今回は、実際の商品を基に事例研究をシミュレーションしてみます。事例制作の一般理論を、現実の商品や技術に当てはめて販促を設計するわけです。
題材にするのは、10年に一度のIT技術革新であり、ブレーク寸前の新技術、ソフトウエア定義ネットワーク(Software Defined Network、略してSDN)です。では始めましょう。
大前提 SDNは「ナゾの商品」である。
SDNってそもそも何なのでしょう。読者のみなさんは御存知ですか?恐れず推測すると「知らない、何それ?」か、「何か流行ってるみたいだし、名前は聞いたことはあるけど、でも実は何なのかよく分かってないんだよね」といったところではないでしょうか。筆者は今でこそSDNについて「一応は理解できた」といえるレベルに達したものの、最初は技術内容がさっぱり分かりませんでした。
そのときはとりあえず「SDNとは」で検索しました。すると「1分解説、SDN!」といった趣旨の記事がヒットしました。

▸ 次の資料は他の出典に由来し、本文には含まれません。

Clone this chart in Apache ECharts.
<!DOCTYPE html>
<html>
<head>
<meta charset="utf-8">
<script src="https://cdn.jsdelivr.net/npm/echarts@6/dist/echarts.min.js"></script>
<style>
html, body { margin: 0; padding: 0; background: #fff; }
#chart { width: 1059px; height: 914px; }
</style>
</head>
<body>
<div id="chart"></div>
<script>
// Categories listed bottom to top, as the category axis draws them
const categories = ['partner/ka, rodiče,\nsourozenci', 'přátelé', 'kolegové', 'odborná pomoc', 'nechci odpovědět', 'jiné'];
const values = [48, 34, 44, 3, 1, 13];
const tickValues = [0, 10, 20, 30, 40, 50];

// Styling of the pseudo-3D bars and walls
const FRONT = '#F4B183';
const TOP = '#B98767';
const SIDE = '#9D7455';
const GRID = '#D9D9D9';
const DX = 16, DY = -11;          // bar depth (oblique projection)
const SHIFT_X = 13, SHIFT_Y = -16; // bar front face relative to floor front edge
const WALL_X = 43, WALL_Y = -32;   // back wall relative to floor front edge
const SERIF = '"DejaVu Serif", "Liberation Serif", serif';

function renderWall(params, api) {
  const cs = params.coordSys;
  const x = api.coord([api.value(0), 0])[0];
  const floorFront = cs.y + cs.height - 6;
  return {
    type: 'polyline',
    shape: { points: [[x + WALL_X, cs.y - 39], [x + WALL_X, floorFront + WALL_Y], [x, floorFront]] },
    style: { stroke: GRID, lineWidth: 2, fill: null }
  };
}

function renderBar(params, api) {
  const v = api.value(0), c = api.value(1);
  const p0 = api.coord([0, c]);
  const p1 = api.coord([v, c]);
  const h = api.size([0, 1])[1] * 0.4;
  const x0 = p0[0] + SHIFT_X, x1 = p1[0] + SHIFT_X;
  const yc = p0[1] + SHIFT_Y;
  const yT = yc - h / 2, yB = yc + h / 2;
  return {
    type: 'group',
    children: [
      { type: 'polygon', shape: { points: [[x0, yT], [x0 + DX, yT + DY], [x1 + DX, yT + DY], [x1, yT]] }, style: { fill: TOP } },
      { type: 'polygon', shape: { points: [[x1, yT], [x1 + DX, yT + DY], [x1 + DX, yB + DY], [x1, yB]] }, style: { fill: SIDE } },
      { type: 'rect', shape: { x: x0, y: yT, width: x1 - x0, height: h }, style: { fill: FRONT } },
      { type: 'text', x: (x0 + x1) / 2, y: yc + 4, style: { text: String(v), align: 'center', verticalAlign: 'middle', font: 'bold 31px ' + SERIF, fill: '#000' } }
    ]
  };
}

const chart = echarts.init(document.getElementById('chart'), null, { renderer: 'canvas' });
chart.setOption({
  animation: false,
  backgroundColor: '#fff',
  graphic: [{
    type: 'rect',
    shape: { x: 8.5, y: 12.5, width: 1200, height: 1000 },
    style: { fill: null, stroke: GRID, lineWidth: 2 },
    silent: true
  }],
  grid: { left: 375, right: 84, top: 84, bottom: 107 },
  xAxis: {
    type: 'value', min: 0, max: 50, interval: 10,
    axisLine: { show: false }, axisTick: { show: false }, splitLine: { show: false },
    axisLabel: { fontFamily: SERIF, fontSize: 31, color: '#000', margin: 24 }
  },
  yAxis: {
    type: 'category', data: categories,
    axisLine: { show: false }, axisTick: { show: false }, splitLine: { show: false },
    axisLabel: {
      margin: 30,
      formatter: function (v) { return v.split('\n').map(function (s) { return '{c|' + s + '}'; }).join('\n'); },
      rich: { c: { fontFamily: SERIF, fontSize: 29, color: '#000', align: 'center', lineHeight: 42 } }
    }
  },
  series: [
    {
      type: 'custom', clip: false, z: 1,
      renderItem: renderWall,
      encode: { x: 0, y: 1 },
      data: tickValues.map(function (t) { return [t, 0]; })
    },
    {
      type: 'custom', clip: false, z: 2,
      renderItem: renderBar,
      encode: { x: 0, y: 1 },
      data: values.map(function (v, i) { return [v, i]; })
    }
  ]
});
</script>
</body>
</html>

こういう記事が存在するということは、「いま流行のSDNについて知りたい」というニーズが世の中にあり、SDNが「ある程度、多くの人に関心を持たれていること」を示しています。これが「いまさら聞けない定番技術SDN」といったタイトルの記事が出るようになれば、それは「SDNがブレークした」ということです。
しかし、その記事には「正確な技術的解説」や「たとえ話」は書かれているものの、「SDNとは○○○である。以上!」といった「端的な説明」はなかったので、正直なところ「これでSDNが分かった!」という気分にはなれませんでした。そこで次は、言葉を分解して理解しようと試みました。「類人猿とは何か、それは人の類いの猿である、つまり遺伝的にヒトに近い猿なんだろうな」といった理解形式です。

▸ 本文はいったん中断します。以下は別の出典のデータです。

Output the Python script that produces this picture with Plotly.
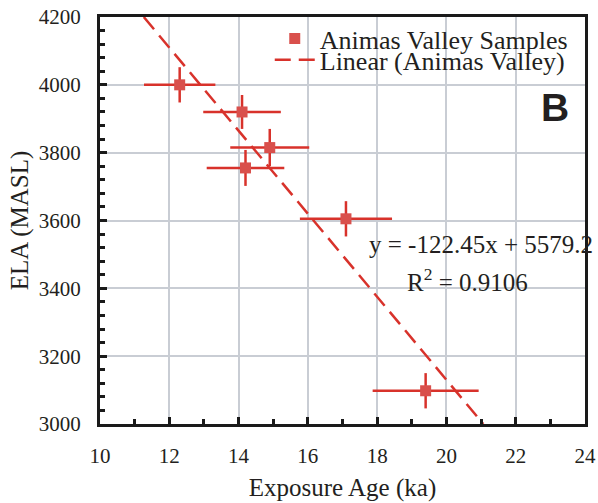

例えばウイルス対策ソフト、生産管理システム、電子帳票システムなどは、名前を分解すれば「ウイルスの対策をするソフト」「生産を管理するシステム」「(紙の)帳票を電子化するシステム」のように、とりあえず理解できます。
しかしSDN、「ソフトウエア定義ネットワーク」を分解しても「ソフトウエアで定義するネットワーク」となり、やはり分かりません。私は「ソフトウエア定義って何それ?だってネットワークは物理的にケーブルがつながっていないと信号が行き来できないでしょ???」と思いました。
仕方が無いので、さらに検索していくつものドキュメントを読んでみました。その結果、「SDNなら一つの物理的ネットワーク上に、仮想ネットワークを二つでも三つでも設定できる」、「設定した仮想ネットワークの削除や変更も自由にできる」「設定や変更、削除はパソコンなどから簡単に操作できる(物理的なケーブルと格闘しなくてもよい)」ということが分かりました。